I don’t have much relief to offer when it comes to this tension between doing what we love and wanting to share those things with the public. But that’s okay; not all tension is bad, or needs to be relieved. Also (I never thought I’d say this), in many ways this is the genius of the internet: I can easily publish my writing online, and some people will read it — even if it’s just my friends and family — and offer comments and feedback. I write because I love it, and because I need to write to rid my head of the pressure of unexpressed thoughts, but it’s those comments and feedback that keep me going, that tell me I’m not just shouting into a void.
Nevertheless, I keep the end of Mike Mulligan and His Steam Shovel in mind as a cautionary tale. With their enormous audience, Mike and Mary Anne DO accomplish what nobody thought they could: they dig the Popperville town hall basement in just one day. But they’re digging so well and so fast that they forget one crucial thing: they forget to leave a way out for themselves.
Virginia Lee Burton creates a charming ending out of Mike Mulligan’s critical error; Mike and Mary Anne stay in the basement. Mary Anne is converted into the furnace for the new town hall, and Mike serves as janitor. They live out their days in the town hall basement, surrounded by the grateful citizens of Popperville. It’s a happy ending.

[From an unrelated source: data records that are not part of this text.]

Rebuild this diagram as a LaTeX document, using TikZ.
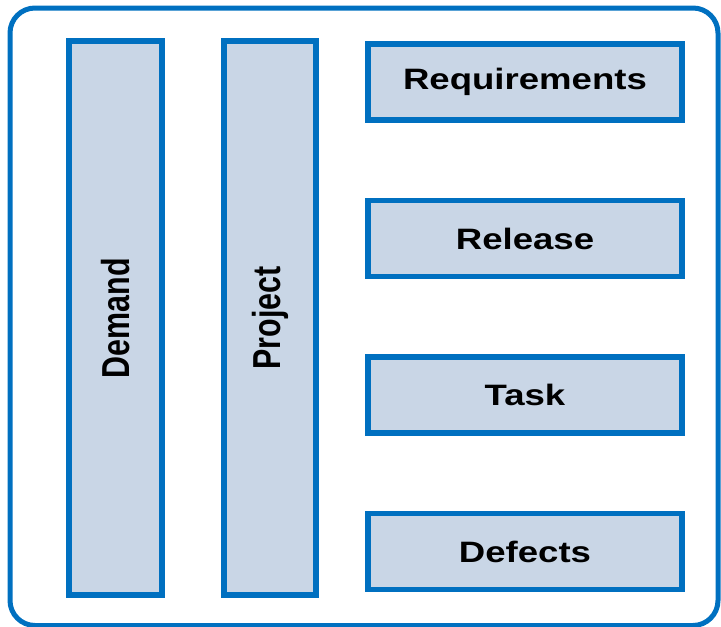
\documentclass[tikz,border=0pt]{standalone}
\usepackage{fontspec}
\usepackage{xcolor}
\setmainfont{Liberation Sans}
\newfontfamily\wideface[FakeStretch=1.24]{Liberation Sans}
\newfontfamily\narrowface[FakeStretch=0.78]{Liberation Sans}
\definecolor{frameblue}{RGB}{0,112,192}
\definecolor{boxfill}{RGB}{201,214,230}
\tikzset{
  modul/.style={draw=frameblue,line width=5.5pt,fill=boxfill,inner sep=0pt},
  saeule/.style={modul,rotate=90,
    font=\narrowface\bfseries\fontsize{39}{40}\selectfont},
  leiste/.style={modul,minimum width=314pt,minimum height=76pt,
    font=\wideface\bfseries\fontsize{29.5}{30}\selectfont}
}
\begin{document}
\begin{tikzpicture}[x=1pt,y=-1pt]
	 \useasboundingbox (0,0) rectangle (721,627);
	 %Rahmen
	 \draw[frameblue,line width=5pt,rounded corners=25pt] (10,8) rectangle (718,625.5);
	 %
	 \node (demand) at (115.5,318) [saeule,minimum width=554pt,minimum height=93pt] {Demand};
	 %
	 \node (project) at (270,318) [saeule,minimum width=554pt,minimum height=92pt] {Project};
	 %
	 \node (requirements) at (525,82) [leiste] {Requirements};
	 %
	 \node (release) at (525,238.5) [leiste] {Release};
	 %
	 \node (task) at (525,395) [leiste] {Task};
	 %
	 \node (defects) at (525,551.5) [leiste] {Defects};
\end{tikzpicture}
\end{document}
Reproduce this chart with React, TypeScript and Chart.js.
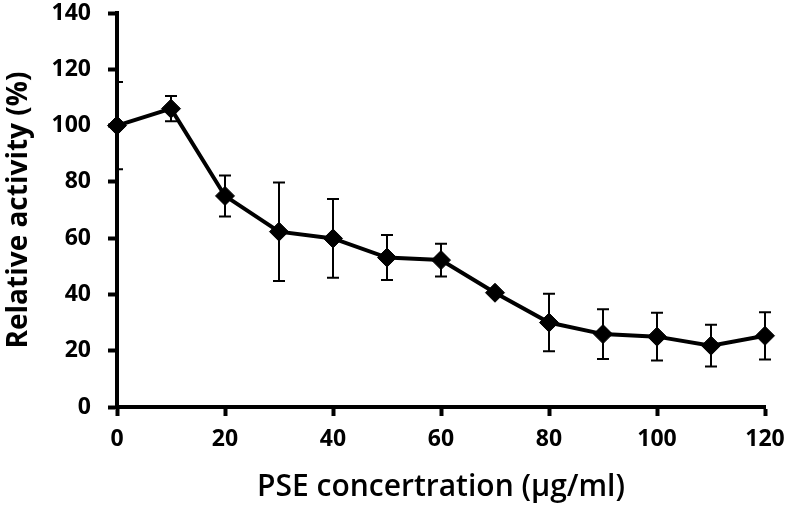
import React, { useEffect, useRef } from "react";
import { Chart, registerables } from "chart.js";

Chart.register(...registerables);

const concentrations = [0, 10, 20, 30, 40, 50, 60, 70, 80, 90, 100, 110, 120];
const activity = [100, 106, 75, 62.3, 59.9, 53.1, 52.2, 40.6, 30, 25.9, 25, 21.8, 25.3];
const errors = [15.5, 4.5, 7.3, 17.5, 14, 8, 5.8, 0, 10.2, 8.8, 8.5, 7.4, 8.4];
const xTicks = [0, 20, 40, 60, 80, 100, 120];
const yTicks = [0, 20, 40, 60, 80, 100, 120, 140];

const FONT = "'Open Sans', 'Noto Sans', sans-serif";

const errorBarPlugin = {
  id: "errorBars",
  beforeDatasetsDraw(chart: any) {
    const { ctx, chartArea, scales } = chart;
    const xs = scales.x;
    const ys = scales.y;
    ctx.save();
    ctx.beginPath();
    ctx.rect(chartArea.left, chartArea.top - 20, chartArea.right - chartArea.left + 20, chartArea.bottom - chartArea.top + 20);
    ctx.clip();
    ctx.strokeStyle = "#000";
    ctx.lineWidth = 2;
    concentrations.forEach((c, i) => {
      const e = errors[i];
      if (!e) return;
      const px = xs.getPixelForValue(c);
      const top = ys.getPixelForValue(activity[i] + e);
      const bot = ys.getPixelForValue(activity[i] - e);
      const cap = 6;
      ctx.beginPath();
      ctx.moveTo(px, top);
      ctx.lineTo(px, bot);
      ctx.moveTo(px - cap, top);
      ctx.lineTo(px + cap, top);
      ctx.moveTo(px - cap, bot);
      ctx.lineTo(px + cap, bot);
      ctx.stroke();
    });
    ctx.restore();
  },
};

export default function App() {
  const ref = useRef<HTMLCanvasElement>(null);
  useEffect(() => {
    document.body.style.margin = "0";
    const chart = new Chart(ref.current!, {
      type: "line",
      data: {
        datasets: [
          {
            data: concentrations.map((c, i) => ({ x: c, y: activity[i] })),
            borderColor: "#000",
            backgroundColor: "#000",
            borderWidth: 4,
            pointStyle: "rectRot",
            pointRadius: 9.5,
            pointBackgroundColor: "#000",
            pointBorderColor: "#000",
            pointBorderWidth: 1,
            tension: 0,
            clip: false as any,
          },
        ],
      },
      options: {
        animation: false,
        responsive: false,
        maintainAspectRatio: false,
        layout: { padding: { top: 13, right: 26, left: 0, bottom: 0 } },
        plugins: { legend: { display: false }, tooltip: { enabled: false } },
        scales: {
          x: {
            type: "linear",
            min: 0,
            max: 120,
            afterBuildTicks: (s: any) => {
              s.ticks = xTicks.map((v) => ({ value: v }));
            },
            afterFit: (s: any) => {
              s.height = 102;
              s.paddingLeft = 0;
              s.paddingRight = 0;
            },
            grid: { drawOnChartArea: false, tickLength: 9, tickWidth: 4, tickColor: "#000" },
            border: { color: "#000", width: 4 },
            ticks: {
              color: "#000",
              padding: 10,
              font: { family: FONT, size: 23, weight: "bold" },
            },
            title: {
              display: true,
              text: "PSE concertration (µg/ml)",
              color: "#000",
              font: { family: FONT, size: 30, weight: "600" },
              padding: { top: 2 },
            },
          },
          y: {
            type: "linear",
            min: 0,
            max: 140,
            afterBuildTicks: (s: any) => {
              s.ticks = yTicks.map((v) => ({ value: v }));
            },
            afterFit: (s: any) => {
              s.width = 117;
              s.paddingTop = 0;
              s.paddingBottom = 0;
            },
            grid: { drawOnChartArea: false, tickLength: 9, tickWidth: 4, tickColor: "#000" },
            border: { color: "#000", width: 4 },
            ticks: {
              color: "#000",
              padding: 17,
              font: { family: FONT, size: 23, weight: "bold" },
            },
            title: {
              display: true,
              text: "Relative activity (%)",
              color: "#000",
              font: { family: FONT, size: 28, weight: "bold" },
              padding: { top: 2, bottom: 0 },
            },
          },
        },
      },
      plugins: [errorBarPlugin],
    });
    return () => chart.destroy();
  }, []);
  return (
    <div style={{ position: "absolute", left: 0, top: 0, width: 791, height: 509 }}>
      <canvas ref={ref} width={791} height={509} style={{ width: 791, height: 509 }} />
    </div>
  );
}
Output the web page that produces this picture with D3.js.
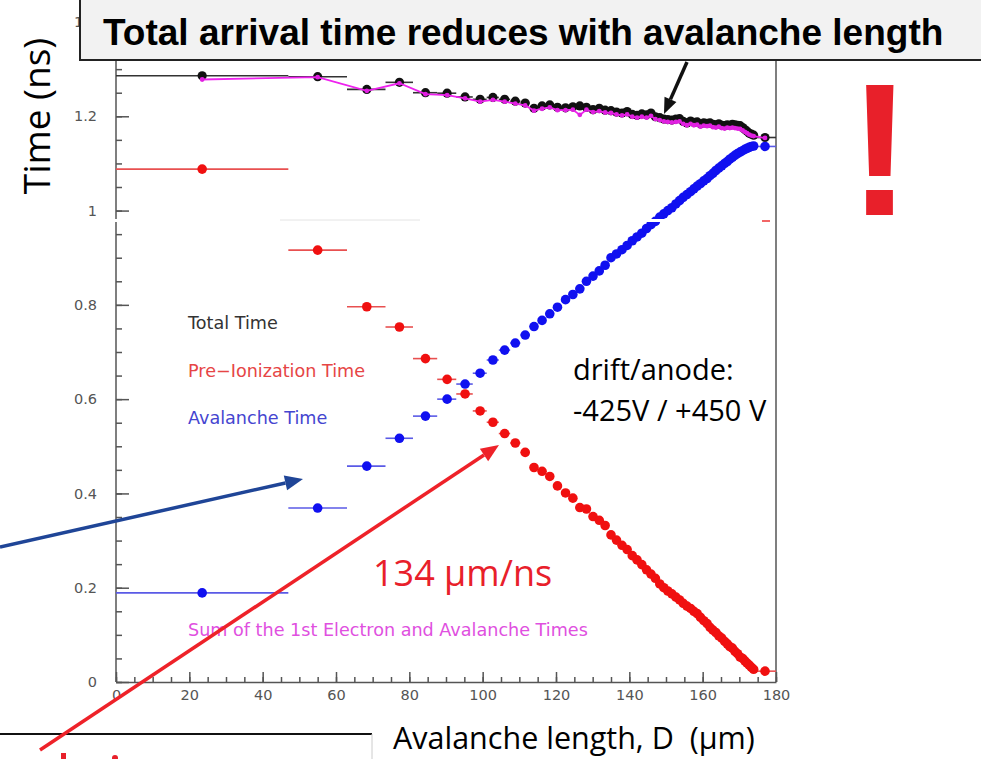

After all, this is a children’s book.
But I take away a darker meaning; the ending of Mike Mulligan and His Steam Shovel reminds me that it’s possible to become so engrossed in our work, so caught up in our audience’s validation, that we forget to leave a way out. I love to write, I want to share my writing, and I don’t think that it’s wrong to live in the tension between doing something for yourself and also desiring an audience. But neither of those things is my whole life. Mike Mulligan and Mary Anne taught me that it’s important to always leave a way out, an exit up into the fresh air of the rest of our lives. I don’t want to be trapped in a basement of my own design, no matter how well or how quickly I dug it.